Amidou Tidiani soutient que ce retrait implique que les avantages accordés aux ressortissants de ces États soient tout simplement levés. Toutefois, admet l’universitaire, « les trois États vont essayer de développer des relations bilatérales pour obtenir individuellement avec les autres États des conditions favorables de circulation et d’échanges économiques avec leurs voisins, indépendamment du cadre de la CEDEAO. Ce que ces pays perdront via la CEDEAO, ils essayeront de le récupérer à travers des accords bilatéraux ».
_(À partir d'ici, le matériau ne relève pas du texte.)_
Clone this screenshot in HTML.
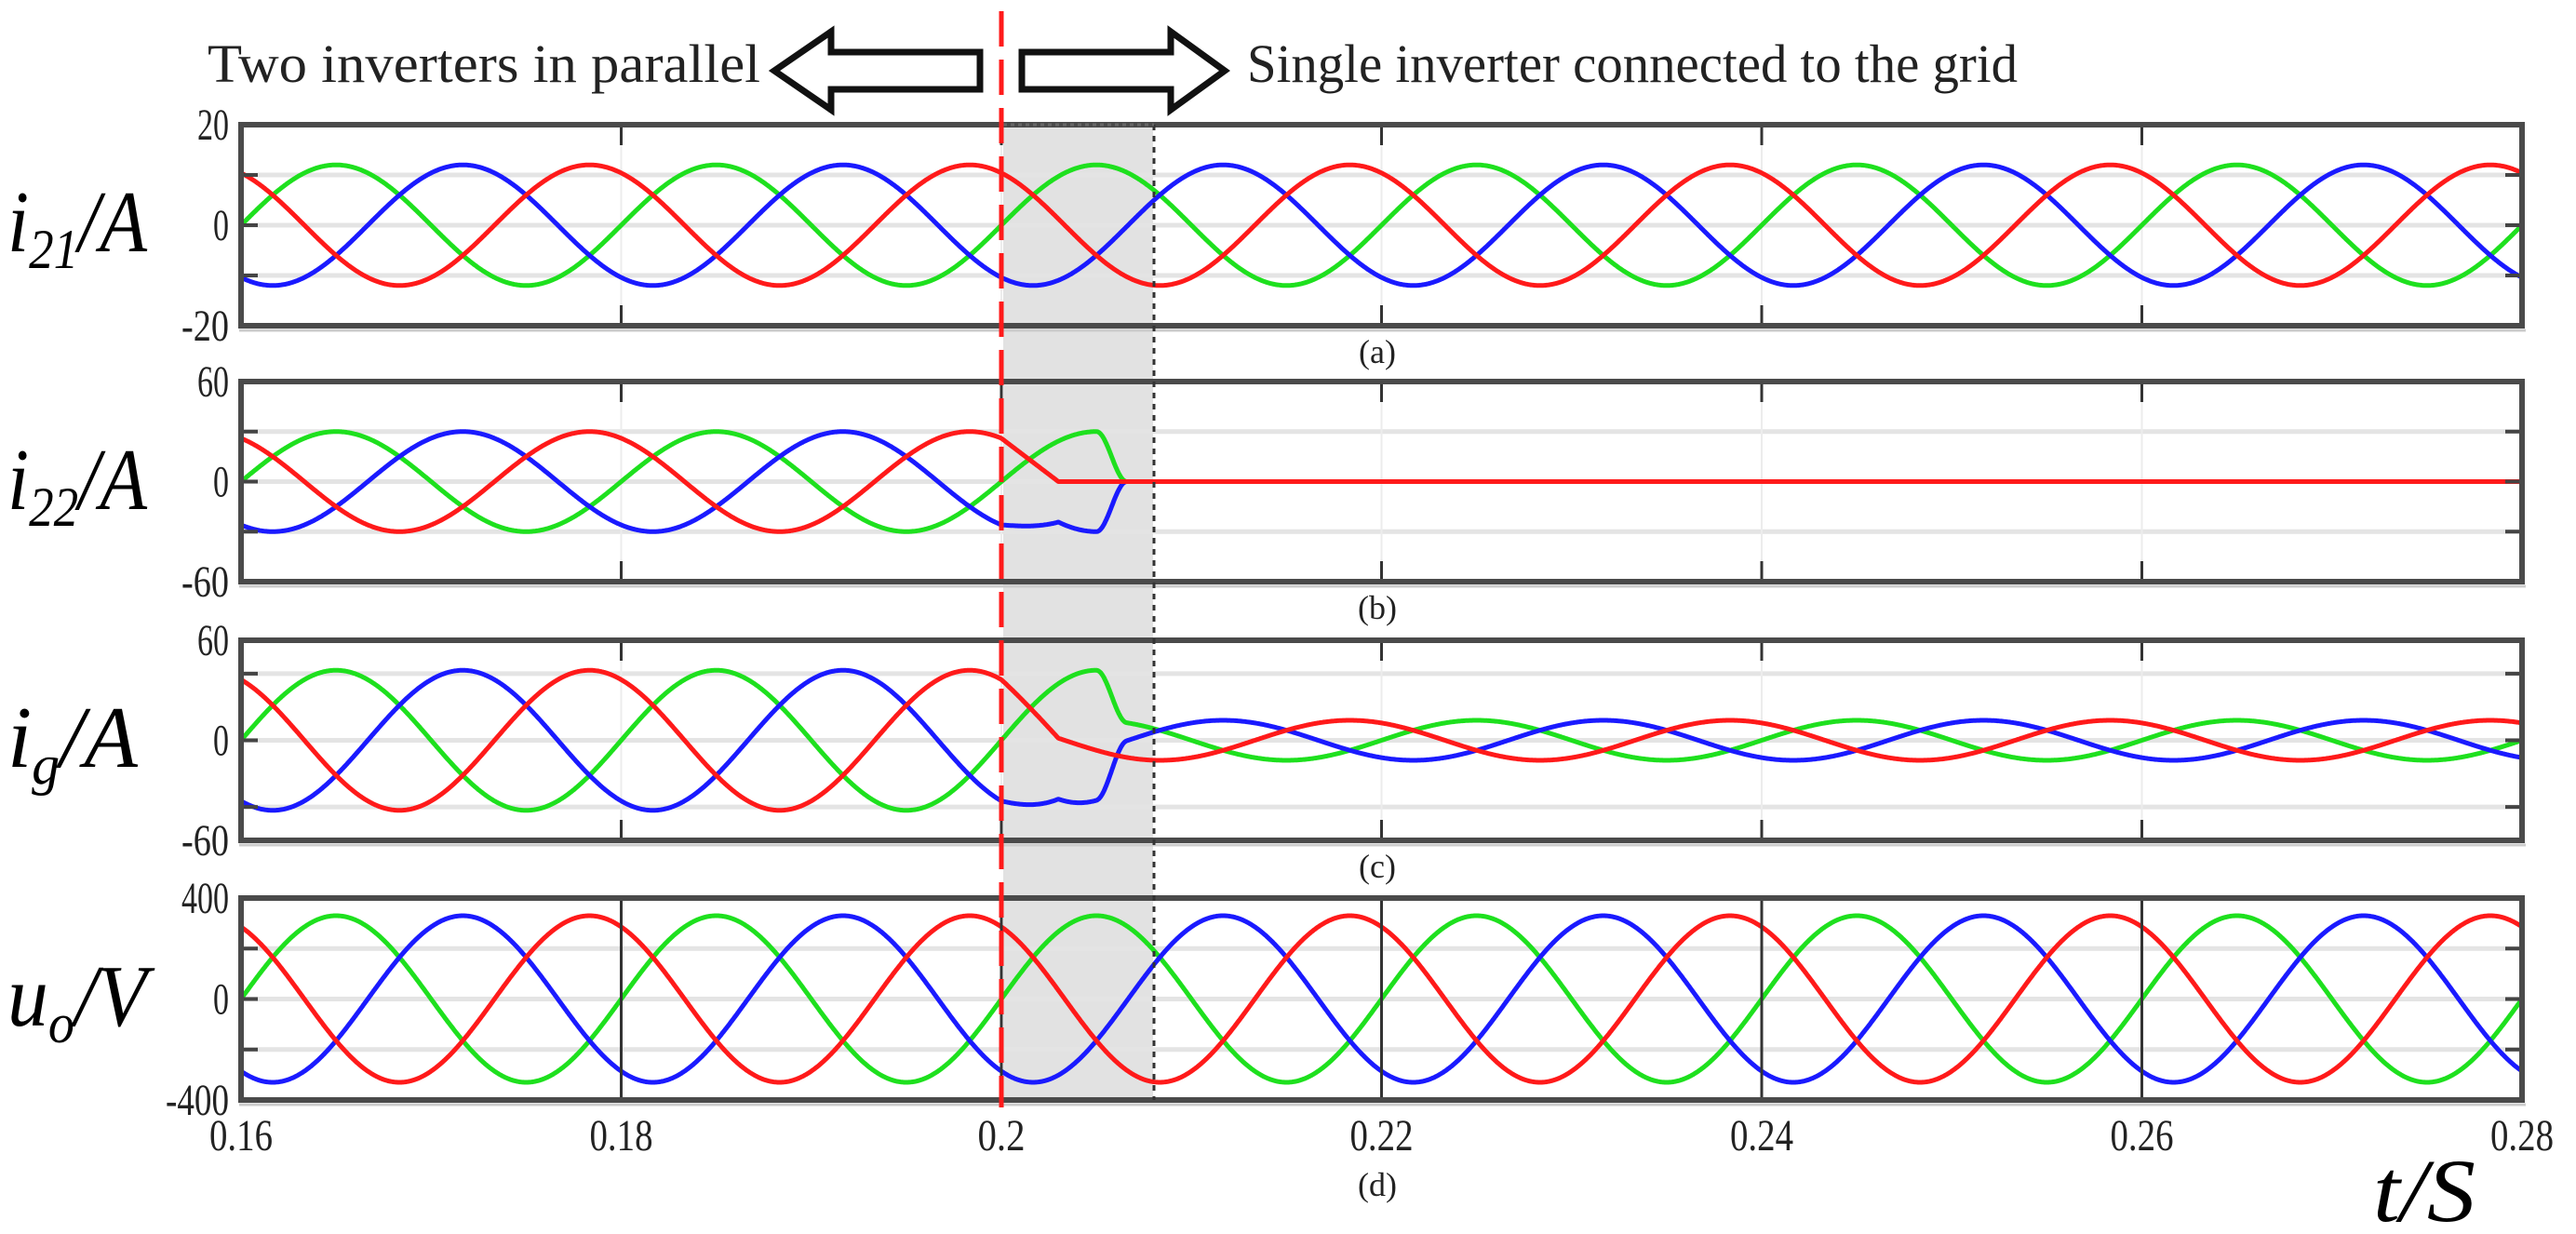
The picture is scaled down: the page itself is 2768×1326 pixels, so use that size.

« Les États ont existé avant d’être ensemble dans les organisations. Il s’agit maintenant d’activer les conventions bilatérales que nous avons avec les pays de la CEDEAO pour baliser le rapport », appuie pour sa part l’analyste politique Ousmane Bamba, pour lequel, par ailleurs, le fait que le Mali soit sorti de la CEDEAO n’impactera pas la libre circulation des ses ressortissants à l’intérieur de cet espace, parce que « dans les relations internationales, les relations bilatérales ont précédé les multilatérales ».
L’exemple mauritanien
La CEDEAO a connu un précédent en matière de retrait, celui de la Mauritanie en 2000. Pays charnière entre le Maghreb et l’Afrique de l’ouest, la République islamique avait motivé son retrait par sa volonté de se concentrer sur l’Union du Maghreb Arabe (UMA) pour des raisons culturelles. 17 ans après, la Mauritanie a signé en mai 2017 un accord avec la CEDEAO portant sur quatre points, dont la libre circulation des personnes et des biens, l’application d’un tarif extérieur commun et la lutte contre le terrorisme. Le pays cherche depuis de nombreuses années à réintégrer le bloc régional. En 2017 toujours, à l’occasion d’un sommet à Monrovia, les Chefs d’État et de gouvernement de la CEDEAO avaient émis une fin de non-recevoir à la demande de la Mauritanie de revenir au sein de la communauté.